The victims said they were pulling out of the Exxon at New York Avenue and Bladensburg Road Northeast on November 26 when a man in a white Acura MDX threatened them.

In an interview Friday at his attorney's downtown office, Clark said he was initially distraught before he got to work in hopes of solving the puzzle.

He hired Shawn Sukumar with the firm Price/Benowitz and the two got to work.

First, they found a receipt showing Clark was at a fast-food restaurant several miles away at the time of the assault and then they found the speed camera ticket — a ticket showing a car very similar to Clark's, a white Acura MDX, with his license plate on the back — a ticket that was snapped after his white Acura MDX was impounded by police and he was behind bars. Now, they were getting somewhere.

One of Clark's license plates had been stolen from his Acura and placed on the back of a car that looked just like his.

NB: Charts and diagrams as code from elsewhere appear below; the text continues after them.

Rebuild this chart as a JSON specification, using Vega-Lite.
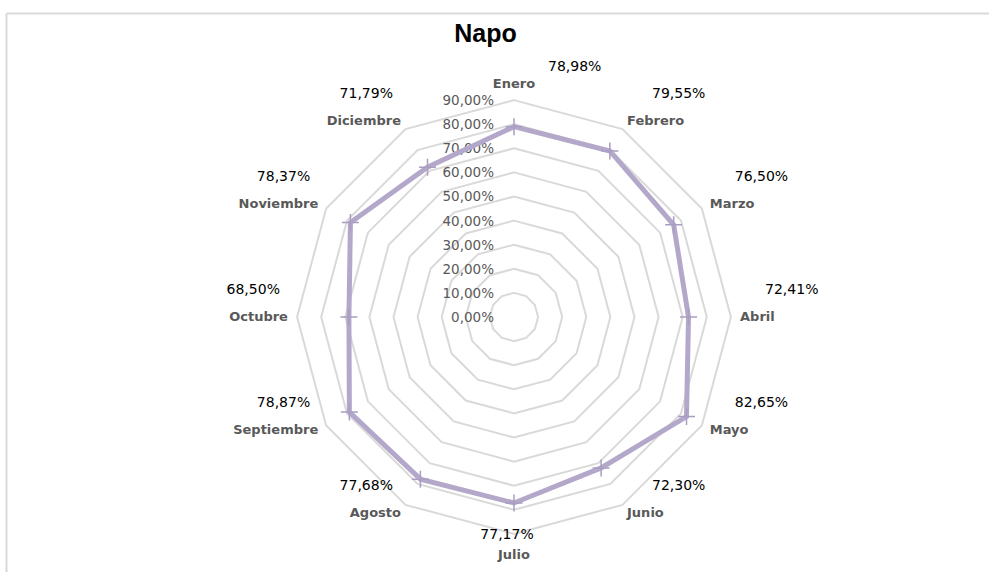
{
  "$schema": "https://vega.github.io/schema/vega-lite/v6.json",
  "width": 983,
  "height": 559,
  "autosize": {"type": "none"},
  "padding": {"left": 6, "top": 13, "right": 0, "bottom": 0},
  "background": "white",
  "config": {
    "locale": {"number": {"decimal": ",", "thousands": ".", "grouping": [3], "currency": ["", " €"]}},
    "view": {"stroke": null}
  },
  "title": {
    "text": "Napo",
    "font": "Liberation Sans",
    "fontSize": 25,
    "fontWeight": "bold",
    "color": "#000000",
    "anchor": "middle",
    "baseline": "alphabetic",
    "dx": -12,
    "dy": 58
  },
  "datasets": {
    "meses": [
      {"mes": "Enero", "valor": 0.7898},
      {"mes": "Febrero", "valor": 0.7955},
      {"mes": "Marzo", "valor": 0.7650},
      {"mes": "Abril", "valor": 0.7241},
      {"mes": "Mayo", "valor": 0.8265},
      {"mes": "Junio", "valor": 0.7230},
      {"mes": "Julio", "valor": 0.7717},
      {"mes": "Agosto", "valor": 0.7768},
      {"mes": "Septiembre", "valor": 0.7887},
      {"mes": "Octubre", "valor": 0.6850},
      {"mes": "Noviembre", "valor": 0.7837},
      {"mes": "Diciembre", "valor": 0.7179}
    ],
    "anillos": [
      {"nivel": 0.1, "k": [0,1,2,3,4,5,6,7,8,9,10,11]},
      {"nivel": 0.2, "k": [0,1,2,3,4,5,6,7,8,9,10,11]},
      {"nivel": 0.3, "k": [0,1,2,3,4,5,6,7,8,9,10,11]},
      {"nivel": 0.4, "k": [0,1,2,3,4,5,6,7,8,9,10,11]},
      {"nivel": 0.5, "k": [0,1,2,3,4,5,6,7,8,9,10,11]},
      {"nivel": 0.6, "k": [0,1,2,3,4,5,6,7,8,9,10,11]},
      {"nivel": 0.7, "k": [0,1,2,3,4,5,6,7,8,9,10,11]},
      {"nivel": 0.8, "k": [0,1,2,3,4,5,6,7,8,9,10,11]},
      {"nivel": 0.9, "k": [0,1,2,3,4,5,6,7,8,9,10,11]}
    ],
    "niveles": [
      {"nivel": 0.0}, {"nivel": 0.1}, {"nivel": 0.2}, {"nivel": 0.3}, {"nivel": 0.4},
      {"nivel": 0.5}, {"nivel": 0.6}, {"nivel": 0.7}, {"nivel": 0.8}, {"nivel": 0.9}
    ]
  },
  "encoding": {
    "x": {
      "field": "px", "type": "quantitative",
      "scale": {"domain": [-2.10788, 1.97095], "nice": false, "zero": false},
      "axis": {"orient": "top", "labels": false, "ticks": false, "grid": false, "title": null, "domainColor": "#d9d9d9", "domainWidth": 2}
    },
    "y": {
      "field": "py", "type": "quantitative",
      "scale": {"domain": [-1.05809, 1.26141], "nice": false, "zero": false},
      "axis": {"orient": "left", "labels": false, "ticks": false, "grid": false, "title": null, "domainColor": "#d9d9d9", "domainWidth": 2}
    }
  },
  "layer": [
    {
      "data": {"name": "anillos"},
      "transform": [
        {"flatten": ["k"]},
        {"calculate": "datum.k * PI / 6", "as": "theta"},
        {"calculate": "datum.nivel * sin(datum.theta)", "as": "px"},
        {"calculate": "datum.nivel * cos(datum.theta)", "as": "py"}
      ],
      "mark": {"type": "line", "color": "#d9d9d9", "strokeWidth": 2, "interpolate": "linear-closed"},
      "encoding": {
        "detail": {"field": "nivel", "type": "nominal"},
        "order": {"field": "k", "type": "quantitative"}
      }
    },
    {
      "data": {"name": "niveles"},
      "transform": [
        {"calculate": "0", "as": "px"},
        {"calculate": "datum.nivel", "as": "py"}
      ],
      "mark": {"type": "text", "align": "right", "baseline": "middle", "dx": -20, "dy": 1, "font": "DejaVu Sans", "fontSize": 13.5, "color": "#595959"},
      "encoding": {
        "text": {"field": "nivel", "type": "quantitative", "format": ".2%"}
      }
    },
    {
      "data": {"name": "meses"},
      "transform": [
        {"window": [{"op": "row_number", "as": "idx"}]},
        {"calculate": "(datum.idx - 1) * PI / 6", "as": "theta"},
        {"calculate": "datum.valor * sin(datum.theta)", "as": "px"},
        {"calculate": "datum.valor * cos(datum.theta)", "as": "py"}
      ],
      "layer": [
        {
          "mark": {"type": "line", "color": "#b4a8ca", "strokeWidth": 5, "interpolate": "linear-closed"},
          "encoding": {"order": {"field": "idx", "type": "quantitative"}}
        },
        {
          "mark": {"type": "point", "shape": "M-1,0L1,0M0,-1L0,1", "size": 289, "filled": false, "stroke": "#a99dc2", "strokeWidth": 1.5, "opacity": 1},
          "encoding": {}
        }
      ]
    },
    {
      "data": {"name": "meses"},
      "transform": [
        {"window": [{"op": "row_number", "as": "idx"}]},
        {"filter": "datum.idx == 1"},
        {"calculate": "(datum.idx - 1) * PI / 6", "as": "theta"},
        {"calculate": "0.938 * sin(datum.theta)", "as": "px"},
        {"calculate": "0.938 * cos(datum.theta)", "as": "py"}
      ],
      "layer": [
        {
          "mark": {"type": "text", "align": "center", "baseline": "bottom", "font": "DejaVu Sans", "fontWeight": "bold", "fontSize": 13, "color": "#595959"},
          "encoding": {"text": {"field": "mes", "type": "nominal"}}
        },
        {
          "mark": {"type": "text", "align": "left", "baseline": "middle", "dx": 34, "dy": -24, "font": "DejaVu Sans", "fontSize": 14, "color": "#000000"},
          "encoding": {"text": {"field": "valor", "type": "quantitative", "format": ".2%"}}
        }
      ]
    },
    {
      "data": {"name": "meses"},
      "transform": [
        {"window": [{"op": "row_number", "as": "idx"}]},
        {"filter": "datum.idx == 7"},
        {"calculate": "(datum.idx - 1) * PI / 6", "as": "theta"},
        {"calculate": "0.938 * sin(datum.theta)", "as": "px"},
        {"calculate": "0.938 * cos(datum.theta)", "as": "py"}
      ],
      "layer": [
        {
          "mark": {"type": "text", "align": "center", "baseline": "top", "dy": 6, "font": "DejaVu Sans", "fontWeight": "bold", "fontSize": 13, "color": "#595959"},
          "encoding": {"text": {"field": "mes", "type": "nominal"}}
        },
        {
          "mark": {"type": "text", "align": "center", "baseline": "middle", "dx": -7, "dy": -8, "font": "DejaVu Sans", "fontSize": 14, "color": "#000000"},
          "encoding": {"text": {"field": "valor", "type": "quantitative", "format": ".2%"}}
        }
      ]
    },
    {
      "data": {"name": "meses"},
      "transform": [
        {"window": [{"op": "row_number", "as": "idx"}]},
        {"filter": "datum.idx >= 2 && datum.idx <= 6"},
        {"calculate": "(datum.idx - 1) * PI / 6", "as": "theta"},
        {"calculate": "0.938 * sin(datum.theta)", "as": "px"},
        {"calculate": "0.938 * cos(datum.theta)", "as": "py"}
      ],
      "layer": [
        {
          "mark": {"type": "text", "align": "left", "baseline": "middle", "font": "DejaVu Sans", "fontWeight": "bold", "fontSize": 13, "color": "#595959"},
          "encoding": {"text": {"field": "mes", "type": "nominal"}}
        },
        {
          "mark": {"type": "text", "align": "left", "baseline": "middle", "dx": 25, "dy": -27, "font": "DejaVu Sans", "fontSize": 14, "color": "#000000"},
          "encoding": {"text": {"field": "valor", "type": "quantitative", "format": ".2%"}}
        }
      ]
    },
    {
      "data": {"name": "meses"},
      "transform": [
        {"window": [{"op": "row_number", "as": "idx"}]},
        {"filter": "datum.idx >= 8"},
        {"calculate": "(datum.idx - 1) * PI / 6", "as": "theta"},
        {"calculate": "0.938 * sin(datum.theta)", "as": "px"},
        {"calculate": "0.938 * cos(datum.theta)", "as": "py"}
      ],
      "layer": [
        {
          "mark": {"type": "text", "align": "right", "baseline": "middle", "font": "DejaVu Sans", "fontWeight": "bold", "fontSize": 13, "color": "#595959"},
          "encoding": {"text": {"field": "mes", "type": "nominal"}}
        },
        {
          "mark": {"type": "text", "align": "right", "baseline": "middle", "dx": -8, "dy": -27, "font": "DejaVu Sans", "fontSize": 14, "color": "#000000"},
          "encoding": {"text": {"field": "valor", "type": "quantitative", "format": ".2%"}}
        }
      ]
    }
  ]
}
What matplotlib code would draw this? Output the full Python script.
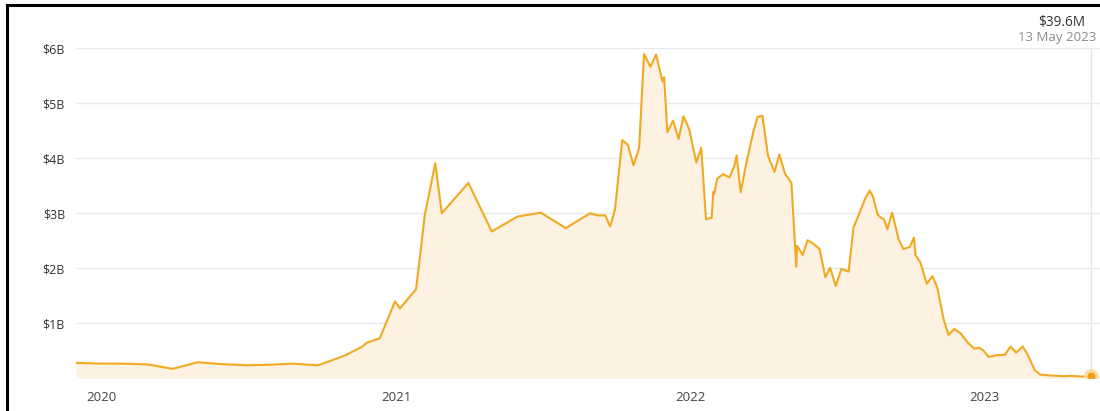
import pandas as pd
import matplotlib.pyplot as plt
from matplotlib.lines import Line2D

# Values (billions of USD)
dates = [
    '2019-11-30', '2019-12-29', '2020-01-27', '2020-02-27', '2020-03-29', '2020-04-29',
    '2020-05-30', '2020-06-29', '2020-07-28', '2020-08-25', '2020-09-25', '2020-10-10',
    '2020-10-29', '2020-11-19', '2020-11-25', '2020-12-11', '2020-12-30', '2021-01-05',
    '2021-01-25', '2021-01-30', '2021-02-05', '2021-02-18', '2021-02-26', '2021-03-31',
    '2021-04-29', '2021-05-31', '2021-06-29', '2021-07-30', '2021-08-29', '2021-09-08',
    '2021-09-17', '2021-09-23', '2021-09-29', '2021-10-08', '2021-10-15', '2021-10-22',
    '2021-10-29', '2021-11-04', '2021-11-12', '2021-11-19', '2021-11-27', '2021-11-29',
    '2021-12-03', '2021-12-10', '2021-12-17', '2021-12-23', '2021-12-30', '2022-01-08',
    '2022-01-14', '2022-01-20', '2022-01-27', '2022-01-29', '2022-01-30', '2022-02-03',
    '2022-02-10', '2022-02-18', '2022-02-24', '2022-02-27', '2022-03-04', '2022-03-11',
    '2022-03-20', '2022-03-25', '2022-03-31', '2022-04-07', '2022-04-15', '2022-04-21',
    '2022-04-28', '2022-05-06', '2022-05-12', '2022-05-13', '2022-05-20', '2022-05-26',
    '2022-06-02', '2022-06-10', '2022-06-17', '2022-06-23', '2022-06-30', '2022-07-07',
    '2022-07-16', '2022-07-22', '2022-07-28', '2022-08-05', '2022-08-11', '2022-08-15',
    '2022-08-21', '2022-08-25', '2022-08-29', '2022-09-02', '2022-09-08', '2022-09-16',
    '2022-09-22', '2022-09-30', '2022-10-05', '2022-10-07', '2022-10-13', '2022-10-21',
    '2022-10-28', '2022-11-03', '2022-11-11', '2022-11-17', '2022-11-24', '2022-12-02',
    '2022-12-11', '2022-12-19', '2022-12-25', '2022-12-30', '2023-01-06', '2023-01-14',
    '2023-01-26', '2023-02-02', '2023-02-09', '2023-02-17', '2023-02-23', '2023-03-04',
    '2023-03-11', '2023-03-24', '2023-04-09', '2023-04-18', '2023-04-30', '2023-05-13',
]
values = [
    0.285, 0.27, 0.27, 0.255, 0.175, 0.295,
    0.26, 0.24, 0.25, 0.27, 0.24, 0.315,
    0.42, 0.575, 0.65, 0.73, 1.40, 1.27,
    1.62, 2.22, 2.98, 3.91, 3.00, 3.55,
    2.67, 2.94, 3.01, 2.73, 3.00, 2.96,
    2.96, 2.76, 3.07, 4.33, 4.24, 3.87,
    4.19, 5.89, 5.66, 5.88, 5.39, 5.47,
    4.47, 4.68, 4.35, 4.76, 4.53, 3.92,
    4.19, 2.89, 2.92, 3.39, 3.35, 3.63,
    3.71, 3.65, 3.85, 4.05, 3.38, 3.91,
    4.50, 4.75, 4.77, 4.04, 3.75, 4.07,
    3.72, 3.55, 2.03, 2.41, 2.24, 2.51,
    2.45, 2.35, 1.84, 2.01, 1.68, 1.99,
    1.94, 2.74, 2.95, 3.25, 3.41, 3.31,
    2.98, 2.92, 2.89, 2.71, 3.01, 2.53,
    2.35, 2.39, 2.56, 2.24, 2.11, 1.72,
    1.86, 1.65, 1.07, 0.79, 0.90, 0.82,
    0.65, 0.54, 0.56, 0.51, 0.39, 0.42,
    0.43, 0.58, 0.47, 0.58, 0.44, 0.15,
    0.07, 0.055, 0.042, 0.048, 0.036, 0.0396,
]
y_ticks = [1, 2, 3, 4, 5, 6]
y_labels = ['$1B', '$2B', '$3B', '$4B', '$5B', '$6B']
year_ticks = ['2020-01-01', '2021-01-01', '2022-01-01', '2023-01-01']
year_labels = ['2020', '2021', '2022', '2023']
last_value_label = '$39.6M'
last_date_label = '13 May 2023'

plt.rcParams['font.family'] = ['Open Sans', 'DejaVu Sans']

x = pd.to_datetime(dates)
line_color = '#F2A922'
fill_color = '#FDF1E1'

fig = plt.figure(figsize=(11, 4.11), dpi=100)
ax = fig.add_axes([0.0691, 0.0791, 0.9309, 0.804])

ax.fill_between(x, values, 0, color=fill_color, linewidth=0)
ax.plot(x, values, color=line_color, linewidth=1.5)

# hover-style marker on the last point
ax.axvline(x[-1], color='#E6E6E6', linewidth=1, zorder=0)
ax.scatter([x[-1]], [values[-1]], s=110, color='#FAD9A0', zorder=4, linewidths=0)
ax.scatter([x[-1]], [values[-1]], s=32, color='#F39C12', zorder=5, linewidths=0)

ax.set_ylim(0, 6.0)
ax.set_xlim(pd.Timestamp('2019-11-30'), pd.Timestamp('2023-05-24'))

ax.set_yticks(y_ticks)
ax.set_yticklabels(y_labels)
ax.set_xticks(pd.to_datetime(year_ticks))
ax.set_xticklabels(year_labels)

ax.grid(axis='y', color='#E9E9E9', linewidth=1)
ax.set_axisbelow(True)
for s in ax.spines.values():
    s.set_visible(False)
ax.tick_params(axis='y', length=0, pad=8, labelsize=9, labelcolor='#333333')
ax.tick_params(axis='x', length=0, pad=9, labelsize=9.5, labelcolor='#444444')

# value and date of the highlighted point, top right
fig.text(0.9655, 0.945, last_value_label, ha='center', va='center', fontsize=9.8, color='#333333')
fig.text(0.961, 0.909, last_date_label, ha='center', va='center', fontsize=9.5, color='#8A8A8A')

# frame remnants at the left and top of the screenshot
fig.add_artist(Line2D([0.0064, 0.0064], [0, 0.988], color='black', linewidth=2.2))
fig.add_artist(Line2D([0.0064, 1.0], [0.988, 0.988], color='black', linewidth=2.2))

plt.savefig('out.png', dpi=100)
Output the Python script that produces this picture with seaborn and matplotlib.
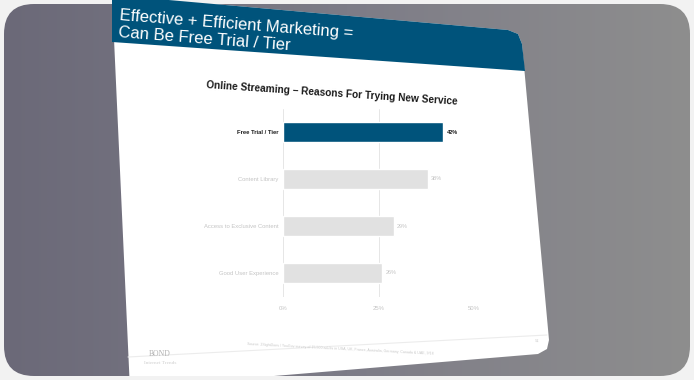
import numpy as np
import pandas as pd
import matplotlib
matplotlib.use("Agg")
import matplotlib.pyplot as plt
from matplotlib.patches import Polygon, FancyBboxPatch
from matplotlib.colors import LinearSegmentedColormap
import seaborn as sns

sns.set_style("white")
plt.rcParams['font.family'] = ['Liberation Sans', 'DejaVu Sans']

# data
reasons = ["Free Trial / Tier", "Content Library", "Access to Exclusive Content", "Good User Experience"]
shares = [42, 38, 29, 26]
value_labels = ["42%", "38%", "29%", "26%"]
x_ticks = [0, 25, 50]
x_tick_labels = ["0%", "25%", "50%"]

header_lines = "Effective + Efficient Marketing =\nCan Be Free Trial / Tier"
chart_title = "Online Streaming \u2013 Reasons For Trying New Service"
source = ("Source: 2SightDoes / YouGov survey of 15,500 adults in USA, UK, France, "
          "Australia, Germany, Canada & UAE, 9/18")

navy = "#00537b"
light_bar = "#e1e1e1"
faint_text = "#c4c4c4"

fig = plt.figure(figsize=(6.94, 3.8), dpi=100)
fig.patch.set_facecolor("#f2f2f2")

# background layer in pixel coordinates
bg = fig.add_axes([0, 0, 1, 1])
bg.set_xlim(0, 694)
bg.set_ylim(380, 0)
bg.axis("off")

grad = np.linspace(0, 1, 300)[None, :] * np.ones((50, 1))
cmap = LinearSegmentedColormap.from_list("bgc", ["#6b6978", "#7d7c87", "#8e8e8e"])
im = bg.imshow(grad, extent=[0, 694, 380, 0], cmap=cmap, aspect="auto", zorder=0)
frame = FancyBboxPatch((4, 4), 686, 372, boxstyle="round,pad=0,rounding_size=30",
                       transform=bg.transData, facecolor="none", edgecolor="none")
bg.add_patch(frame)
im.set_clip_path(frame)

# slide (slightly skewed sheet)
slide_pts = [(112, -5), (508, 30), (518, 34), (522, 44), (549, 340), (547, 349),
             (538, 354), (250, 378), (130, 390)]
slide = Polygon(slide_pts, closed=True, facecolor="white", edgecolor="none", zorder=1)
bg.add_patch(slide)
slide.set_clip_path(frame)

header_pts = [(112, -5), (508, 30), (518, 34), (522, 44), (525, 71), (112, 42)]
bg.add_patch(Polygon(header_pts, closed=True, facecolor=navy, edgecolor="none", zorder=2))

bg.text(119, 24, header_lines, color="white", fontsize=12, rotation=-4.4,
        rotation_mode="anchor", ha="left", va="center", linespacing=1.2, zorder=3)
bg.text(332, 93, chart_title, color="#1a1a1a", fontsize=7.3, fontweight="bold",
        rotation=-3.8, rotation_mode="anchor", ha="center", va="center", zorder=3)

bg.plot([128, 547], [357, 335], color="#ececec", lw=0.8, zorder=3)
bg.text(340, 349, source, color="#c8c8c8", fontsize=2.6, rotation=-3.0,
        rotation_mode="anchor", ha="center", va="center", zorder=3)
bg.text(537, 341, "51", color="#c8c8c8", fontsize=3, rotation=-3,
        ha="center", va="center", zorder=3)
bg.text(160, 354, "BOND", color="#b0b0b0", fontsize=5.5, family="Liberation Serif",
        ha="center", va="center", zorder=3)
bg.text(160, 363, "Internet Trends", color="#cfcfcf", fontsize=3.8,
        family="Liberation Serif", ha="center", va="center", zorder=3)

# bar chart
df = pd.DataFrame({"reason": reasons, "share": shares})
ax = fig.add_axes([283 / 694, 1 - 296.5 / 380, 191 / 694, 188 / 380])
ax.patch.set_alpha(0)
sns.barplot(data=df, x="share", y="reason", hue="reason",
            palette=[navy, light_bar, light_bar, light_bar], saturation=1,
            legend=False, width=0.42, ax=ax, zorder=2)
ax.set_xlim(0, 50)
ax.set_xticks(x_ticks)
ax.set_xticklabels(x_tick_labels, fontsize=4.3, color=faint_text)
ax.tick_params(axis="x", length=0, pad=7)
ax.tick_params(axis="y", length=0, pad=3)
ax.set_xlabel("")
ax.set_ylabel("")
for spine in ax.spines.values():
    spine.set_visible(False)
ax.grid(axis="x", color="#e6e6e6", lw=0.7, zorder=0)
ax.set_axisbelow(True)

for i, lab in enumerate(ax.get_yticklabels()):
    lab.set_fontsize(4.2)
    if i == 0:
        lab.set_color("#1a1a1a")
        lab.set_fontweight("bold")
    else:
        lab.set_color(faint_text)

for i, (v, t) in enumerate(zip(shares, value_labels)):
    ax.text(v + 0.8, i, t, fontsize=4, va="center", ha="left",
            color="#1a1a1a" if i == 0 else faint_text,
            fontweight="bold" if i == 0 else "normal")

fig.savefig("out.png", dpi=100, facecolor=fig.get_facecolor())
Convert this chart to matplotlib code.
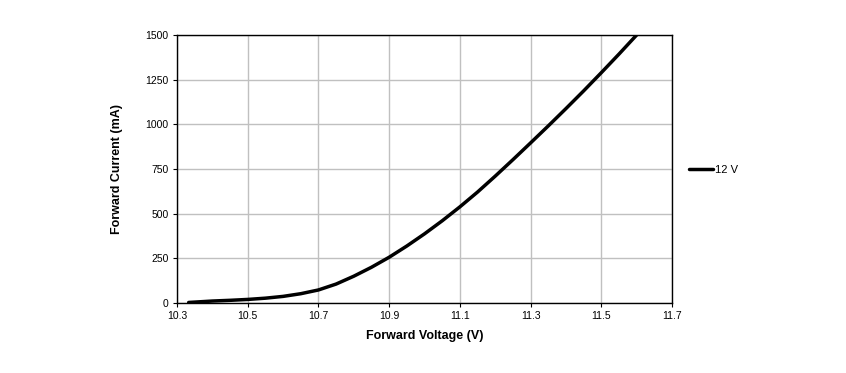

Sukumar then went to the Exxon station on New York Ave. where the assault had taken place and found a video of a man getting out of a white Acura MDX, a car that looked a lot like Clark's.

"The first thing I noticed was that on the roof mine has a roof rack with black bars". The car in the video did not and the man who got out of the car looked nothing like Clark, who has a slim build. The man getting out the car had a heavy build which is what the victims told police.

But what really sealed the deal for prosecutors was the ticket showing a car that appeared to be Clark's with his tag number on it snapped on the day he was behind bars.

"I pride myself on being the person in my circle of friends and family that they go to solve problems," said Clark. "And I can't solve this, one what do I do? Where do I go? Where do I turn? I didn't do this... doesn't make any sense, I'm innocent."

Once Sukumar felt he had everything in place, he took the evidence to the U.S. Attorney's Office and the charges were dropped.

"It was a comedy of errors from start to finish", said Sukumar. "Where it was a series of events that you would never think combined together that you would never think that an innocent person would get arrested and charged with."

Clark says although this ordeal has cost him a considerable amount of money, he holds no grudge toward the police who he says were doing their job, nor to the people who identified him as the man with the gun. He says the victims were traumatized and just got it wrong.